■ INSTRUCTION
Find the word "matplotlib" in the material below and gather every line that contains it.

■ DATASET SECTION

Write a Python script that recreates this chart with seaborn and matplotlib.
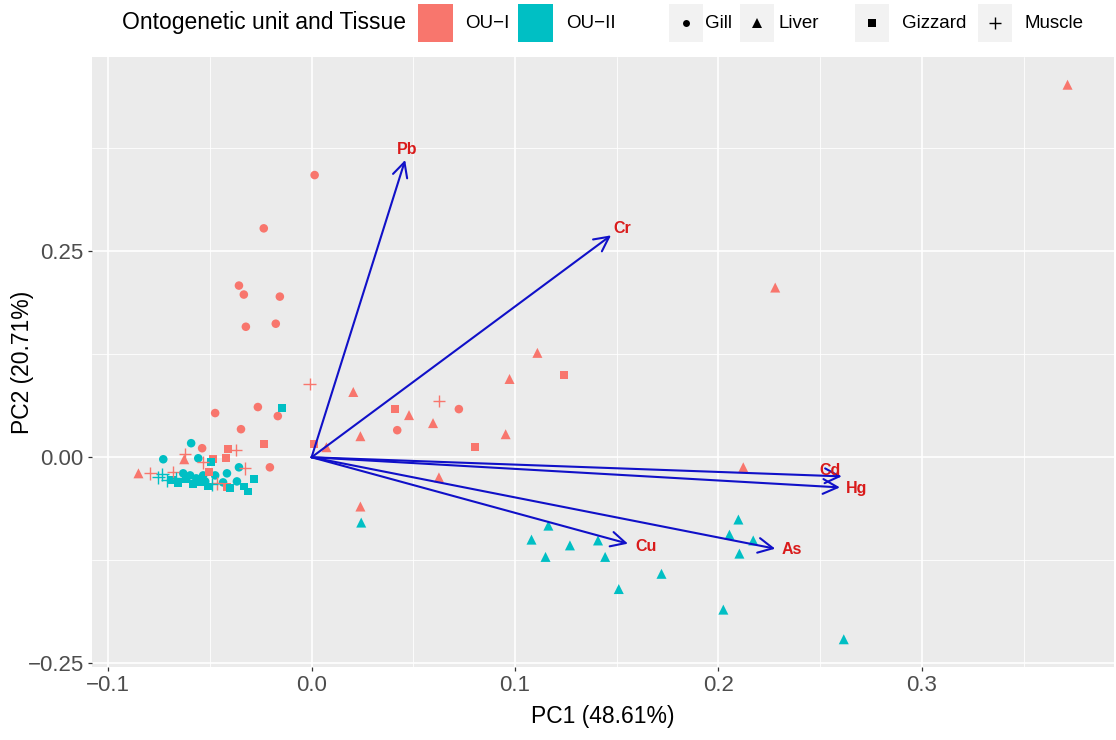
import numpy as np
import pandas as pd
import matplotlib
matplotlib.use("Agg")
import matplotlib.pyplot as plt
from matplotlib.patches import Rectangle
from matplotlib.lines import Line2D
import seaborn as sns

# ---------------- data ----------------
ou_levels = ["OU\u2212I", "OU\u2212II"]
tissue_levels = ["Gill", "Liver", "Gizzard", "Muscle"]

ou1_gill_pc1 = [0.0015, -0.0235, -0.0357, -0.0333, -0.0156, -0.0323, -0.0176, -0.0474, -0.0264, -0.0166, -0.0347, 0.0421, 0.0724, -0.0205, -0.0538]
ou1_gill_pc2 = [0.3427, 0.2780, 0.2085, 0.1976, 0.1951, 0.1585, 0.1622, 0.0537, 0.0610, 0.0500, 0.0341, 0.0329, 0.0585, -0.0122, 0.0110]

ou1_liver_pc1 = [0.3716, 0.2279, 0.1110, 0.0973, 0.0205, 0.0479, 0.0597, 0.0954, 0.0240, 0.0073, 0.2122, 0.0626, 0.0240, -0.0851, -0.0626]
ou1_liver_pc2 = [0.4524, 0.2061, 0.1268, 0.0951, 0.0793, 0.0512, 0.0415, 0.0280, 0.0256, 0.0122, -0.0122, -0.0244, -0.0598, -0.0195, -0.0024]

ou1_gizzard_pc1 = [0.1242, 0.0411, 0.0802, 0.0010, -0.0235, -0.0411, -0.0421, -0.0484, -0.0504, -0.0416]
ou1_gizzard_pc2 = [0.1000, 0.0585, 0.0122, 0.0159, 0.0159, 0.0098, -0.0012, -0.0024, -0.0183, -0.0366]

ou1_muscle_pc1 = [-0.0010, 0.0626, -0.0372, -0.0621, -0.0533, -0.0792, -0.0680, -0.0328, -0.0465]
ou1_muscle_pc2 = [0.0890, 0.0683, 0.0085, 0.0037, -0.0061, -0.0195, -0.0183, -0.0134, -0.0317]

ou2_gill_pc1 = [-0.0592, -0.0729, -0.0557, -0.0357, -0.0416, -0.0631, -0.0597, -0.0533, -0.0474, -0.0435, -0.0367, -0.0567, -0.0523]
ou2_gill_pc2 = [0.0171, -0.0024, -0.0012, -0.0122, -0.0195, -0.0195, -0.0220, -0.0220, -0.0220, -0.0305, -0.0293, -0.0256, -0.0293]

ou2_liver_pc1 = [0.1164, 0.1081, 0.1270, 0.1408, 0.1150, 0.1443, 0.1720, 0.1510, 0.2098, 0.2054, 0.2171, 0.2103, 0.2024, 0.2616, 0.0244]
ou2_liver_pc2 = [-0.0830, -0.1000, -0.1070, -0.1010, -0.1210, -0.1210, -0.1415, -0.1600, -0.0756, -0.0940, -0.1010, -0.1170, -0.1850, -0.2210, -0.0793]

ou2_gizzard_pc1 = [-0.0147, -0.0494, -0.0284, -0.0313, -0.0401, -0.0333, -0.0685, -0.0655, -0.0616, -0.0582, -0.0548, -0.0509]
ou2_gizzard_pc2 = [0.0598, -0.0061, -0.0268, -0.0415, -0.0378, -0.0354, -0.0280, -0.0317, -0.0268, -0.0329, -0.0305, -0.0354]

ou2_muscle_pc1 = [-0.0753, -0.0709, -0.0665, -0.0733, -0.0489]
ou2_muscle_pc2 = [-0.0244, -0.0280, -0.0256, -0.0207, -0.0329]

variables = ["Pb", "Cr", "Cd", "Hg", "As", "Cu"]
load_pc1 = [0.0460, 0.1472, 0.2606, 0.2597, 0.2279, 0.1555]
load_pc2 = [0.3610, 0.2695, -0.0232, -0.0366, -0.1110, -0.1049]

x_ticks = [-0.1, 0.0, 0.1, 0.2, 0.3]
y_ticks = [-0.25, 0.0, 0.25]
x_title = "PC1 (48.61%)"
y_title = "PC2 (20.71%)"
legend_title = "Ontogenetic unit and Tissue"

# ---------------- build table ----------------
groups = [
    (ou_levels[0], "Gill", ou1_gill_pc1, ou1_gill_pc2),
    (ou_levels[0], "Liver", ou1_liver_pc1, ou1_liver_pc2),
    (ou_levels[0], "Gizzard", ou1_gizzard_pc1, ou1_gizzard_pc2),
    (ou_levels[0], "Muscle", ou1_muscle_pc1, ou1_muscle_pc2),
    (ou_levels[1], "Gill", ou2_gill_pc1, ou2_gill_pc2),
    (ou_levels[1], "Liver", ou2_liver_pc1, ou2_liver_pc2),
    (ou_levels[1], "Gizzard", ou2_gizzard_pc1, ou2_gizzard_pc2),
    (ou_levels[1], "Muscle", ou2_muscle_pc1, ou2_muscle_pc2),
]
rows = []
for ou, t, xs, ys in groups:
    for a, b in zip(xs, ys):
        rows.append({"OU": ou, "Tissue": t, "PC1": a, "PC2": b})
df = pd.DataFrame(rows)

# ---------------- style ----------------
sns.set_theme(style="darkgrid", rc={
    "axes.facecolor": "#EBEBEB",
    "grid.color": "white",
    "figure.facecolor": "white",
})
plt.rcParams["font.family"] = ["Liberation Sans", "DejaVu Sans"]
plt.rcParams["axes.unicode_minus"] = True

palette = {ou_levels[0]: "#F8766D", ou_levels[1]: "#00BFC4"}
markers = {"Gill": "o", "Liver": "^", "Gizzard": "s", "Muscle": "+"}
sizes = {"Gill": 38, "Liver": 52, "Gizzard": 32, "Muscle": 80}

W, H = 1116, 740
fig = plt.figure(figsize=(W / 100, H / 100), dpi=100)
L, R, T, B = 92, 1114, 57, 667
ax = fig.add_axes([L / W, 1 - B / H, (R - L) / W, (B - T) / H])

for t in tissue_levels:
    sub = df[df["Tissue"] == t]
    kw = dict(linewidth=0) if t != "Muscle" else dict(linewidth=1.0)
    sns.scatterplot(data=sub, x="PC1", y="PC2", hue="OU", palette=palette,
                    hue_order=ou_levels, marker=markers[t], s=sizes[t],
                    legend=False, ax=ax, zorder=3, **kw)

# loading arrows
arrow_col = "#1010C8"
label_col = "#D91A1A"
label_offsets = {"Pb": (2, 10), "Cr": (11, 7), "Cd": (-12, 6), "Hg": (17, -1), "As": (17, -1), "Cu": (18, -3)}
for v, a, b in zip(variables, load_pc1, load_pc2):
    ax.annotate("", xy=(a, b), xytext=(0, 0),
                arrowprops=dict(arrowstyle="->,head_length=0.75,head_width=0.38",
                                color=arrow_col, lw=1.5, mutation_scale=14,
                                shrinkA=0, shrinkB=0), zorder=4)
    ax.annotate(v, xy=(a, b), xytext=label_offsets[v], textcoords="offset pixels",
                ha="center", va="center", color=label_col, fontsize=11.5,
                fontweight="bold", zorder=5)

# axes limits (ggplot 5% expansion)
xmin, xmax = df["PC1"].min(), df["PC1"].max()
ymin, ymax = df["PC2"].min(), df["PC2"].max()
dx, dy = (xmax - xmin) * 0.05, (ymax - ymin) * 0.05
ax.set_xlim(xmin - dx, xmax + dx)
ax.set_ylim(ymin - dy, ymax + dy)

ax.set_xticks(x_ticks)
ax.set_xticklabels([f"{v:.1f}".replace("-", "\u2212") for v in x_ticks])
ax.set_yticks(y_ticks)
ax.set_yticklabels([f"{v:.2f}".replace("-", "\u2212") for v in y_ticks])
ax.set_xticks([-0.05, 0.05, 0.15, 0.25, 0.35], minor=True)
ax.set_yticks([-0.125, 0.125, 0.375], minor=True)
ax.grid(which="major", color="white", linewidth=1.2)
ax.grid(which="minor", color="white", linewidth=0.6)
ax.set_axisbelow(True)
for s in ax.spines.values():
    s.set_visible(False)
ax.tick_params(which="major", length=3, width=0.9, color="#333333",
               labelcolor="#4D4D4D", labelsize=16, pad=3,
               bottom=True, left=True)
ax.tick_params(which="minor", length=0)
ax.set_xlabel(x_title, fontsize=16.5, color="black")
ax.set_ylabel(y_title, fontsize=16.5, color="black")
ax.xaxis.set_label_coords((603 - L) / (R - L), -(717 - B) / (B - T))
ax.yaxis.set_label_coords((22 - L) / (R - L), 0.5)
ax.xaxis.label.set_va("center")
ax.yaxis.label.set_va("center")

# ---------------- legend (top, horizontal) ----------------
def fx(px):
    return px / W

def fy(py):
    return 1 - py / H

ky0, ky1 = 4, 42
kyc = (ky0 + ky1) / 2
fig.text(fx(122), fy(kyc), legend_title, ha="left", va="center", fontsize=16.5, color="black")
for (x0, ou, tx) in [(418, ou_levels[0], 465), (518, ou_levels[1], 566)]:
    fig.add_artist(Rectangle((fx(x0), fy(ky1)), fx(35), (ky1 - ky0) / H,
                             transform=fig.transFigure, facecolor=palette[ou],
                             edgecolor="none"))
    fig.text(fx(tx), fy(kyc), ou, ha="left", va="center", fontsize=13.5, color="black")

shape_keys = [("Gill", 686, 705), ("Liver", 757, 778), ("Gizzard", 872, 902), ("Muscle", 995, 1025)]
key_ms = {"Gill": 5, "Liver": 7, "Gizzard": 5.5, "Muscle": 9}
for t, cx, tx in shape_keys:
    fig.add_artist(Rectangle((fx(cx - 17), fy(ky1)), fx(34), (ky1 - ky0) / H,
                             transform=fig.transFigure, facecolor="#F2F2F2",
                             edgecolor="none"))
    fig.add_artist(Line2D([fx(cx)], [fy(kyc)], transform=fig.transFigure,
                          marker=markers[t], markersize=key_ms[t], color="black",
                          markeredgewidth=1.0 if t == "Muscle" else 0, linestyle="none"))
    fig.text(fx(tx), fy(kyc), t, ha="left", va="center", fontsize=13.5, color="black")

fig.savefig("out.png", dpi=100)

■ TASK RESULT
Write a Python script that recreates this chart with seaborn and matplotlib.
import matplotlib
matplotlib.use("Agg")
import matplotlib.pyplot as plt
from matplotlib.patches import Rectangle
from matplotlib.lines import Line2D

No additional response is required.